Regions with fewer degree-holders could struggle to attract big corporations, interviews with employers suggest.
At Cisco Systems Inc., CSCO -1.24 % a team of data scientists began reviewing the company’s top technology priorities, such as data security and wireless networking, in 2014 to find the 10 cities with clusters of professionals who had relevant skills. Austin, Tex., and Cambridge, Mass., made the list.
“It was a game-changer in terms of how we started to recruit and look at investments,” said Francine Katsoudas, the networking giant’s human resources chief.

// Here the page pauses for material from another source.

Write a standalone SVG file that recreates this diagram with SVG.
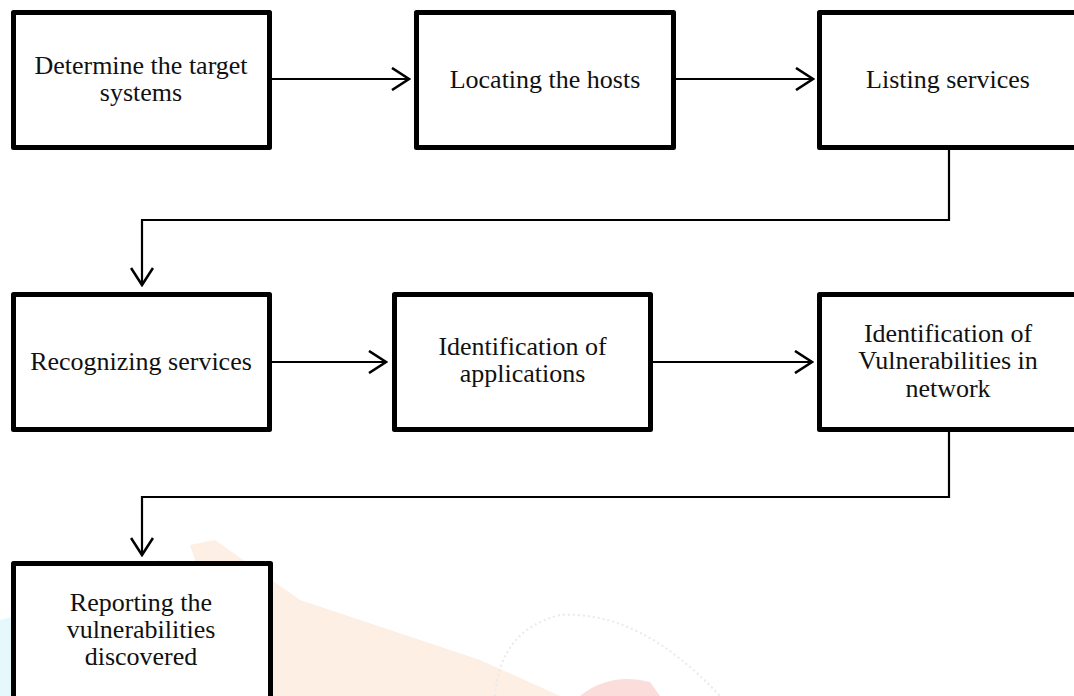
<svg xmlns="http://www.w3.org/2000/svg" width="1074" height="696" viewBox="0 0 1074 696">
<style>
.box{fill:#fff;stroke:#000;stroke-width:5;stroke-linejoin:round}
.lbl{font-family:"Liberation Serif","Times New Roman",serif;font-size:26px;fill:#111;text-anchor:middle}
.con{fill:none;stroke:#000;stroke-width:2.2}
.wm{stroke:none}
</style>
<defs>
<marker id="arr" viewBox="0 0 20 24" markerWidth="20" markerHeight="24" refX="18" refY="12" orient="auto" markerUnits="userSpaceOnUse">
<path d="M1,1 L18,12 L1,23" fill="none" stroke="#000" stroke-width="2.6"/>
</marker>
</defs>
<rect width="1074" height="696" fill="#fff"/>
<g id="watermark" opacity="0.2">
<path class="wm" d="M105,590 L160,560 L160,600 L120,610 Z" fill="#7fe0ee"/>
<path class="wm" d="M0,620 L40,610 L45,696 L0,696 Z" fill="#7fe0ee"/>
<path class="wm" d="M190,545 L215,540 L300,600 L480,660 L560,696 L240,696 Z" fill="#f7b27a"/>
<path class="wm" d="M580,696 Q610,672 650,682 L660,696 Z" fill="#f06050"/>
<path d="M495,696 Q500,630 560,615 Q640,610 720,696" fill="none" stroke="#999" stroke-width="2" stroke-dasharray="2 3"/>
</g>
<g id="connectors">
<line class="con" x1="272" y1="79" x2="409" y2="79" marker-end="url(#arr)"/>
<line class="con" x1="676" y1="79" x2="813" y2="79" marker-end="url(#arr)"/>
<polyline class="con" points="949,149 949,220 142,220 142,285" marker-end="url(#arr)"/>
<line class="con" x1="272" y1="362" x2="386" y2="362" marker-end="url(#arr)"/>
<line class="con" x1="653" y1="362" x2="812" y2="362" marker-end="url(#arr)"/>
<polyline class="con" points="949,432 949,497 142,497 142,555" marker-end="url(#arr)"/>
</g>
<g id="n1">
<rect class="box" x="13.5" y="12.5" width="256" height="135"/>
<text class="lbl" x="141" y="74">Determine the target</text>
<text class="lbl" x="141" y="101">systems</text>
</g>
<g id="n2">
<rect class="box" x="416.5" y="12.5" width="257" height="135"/>
<text class="lbl" x="545" y="88">Locating the hosts</text>
</g>
<g id="n3">
<rect class="box" x="819.5" y="12.5" width="257" height="135"/>
<text class="lbl" x="948" y="88">Listing services</text>
</g>
<g id="n4">
<rect class="box" x="13.5" y="294.5" width="256" height="135"/>
<text class="lbl" x="141" y="370">Recognizing services</text>
</g>
<g id="n5">
<rect class="box" x="394.5" y="294.5" width="256" height="135"/>
<text class="lbl" x="522.5" y="355">Identification of</text>
<text class="lbl" x="522.5" y="382">applications</text>
</g>
<g id="n6">
<rect class="box" x="819.5" y="294.5" width="257" height="135"/>
<text class="lbl" x="948" y="342">Identification of</text>
<text class="lbl" x="948" y="369">Vulnerabilities in</text>
<text class="lbl" x="948" y="397">network</text>
</g>
<g id="n7">
<rect class="box" x="13.5" y="563.5" width="257" height="140"/>
<text class="lbl" x="141" y="611">Reporting the</text>
<text class="lbl" x="141" y="638">vulnerabilities</text>
<text class="lbl" x="141" y="665">discovered</text>
</g>
</svg>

Cisco might have ended up in those locations even without that research, but Ms. Katsoudas believes the decisions wouldn’t have crystallized as quickly. The company says that retention in those cities increased and it is pleased with the quality of new hires.
Many firms still leave talent out of the real-estate equation.
“There are still plenty of companies that say, ‘I forgot to invite HR to this planning meeting about relocating our headquarters,’ ” said Robert Hess of real-estate firm Newmark Grubb Knight Frank, which advised Cenlar.
Some 44% of the respondents in the CBRE survey said their real-estate departments report to finance, operations or procurement leaders, while 17% answer to HR.
At CEB, analysts mash up information from job ads, graduation rates, patent applications, migration patterns and other records to help companies develop workforce strategies.
One aerospace client had a Seattle facility it had struggled to staff with the existing labor supply. So it asked CEB to identify cities where it would have the best chance of finding professionals who were willing to move.
Analyzing troves of resumes and other data, CEB created a heat map showing which metro areas had pools of potential hires who previously had relocated for jobs or would be open to doing so.
Traditional aerospace hubs Wichita, Kan., or Huntsville, Ala., didn’t look promising. Instead, researchers found more migration from cities such as Phoenix, Los Angeles and Fort Worth, Tex. The employer spent more of its recruiting budget in those places and ultimately filled its Seattle jobs.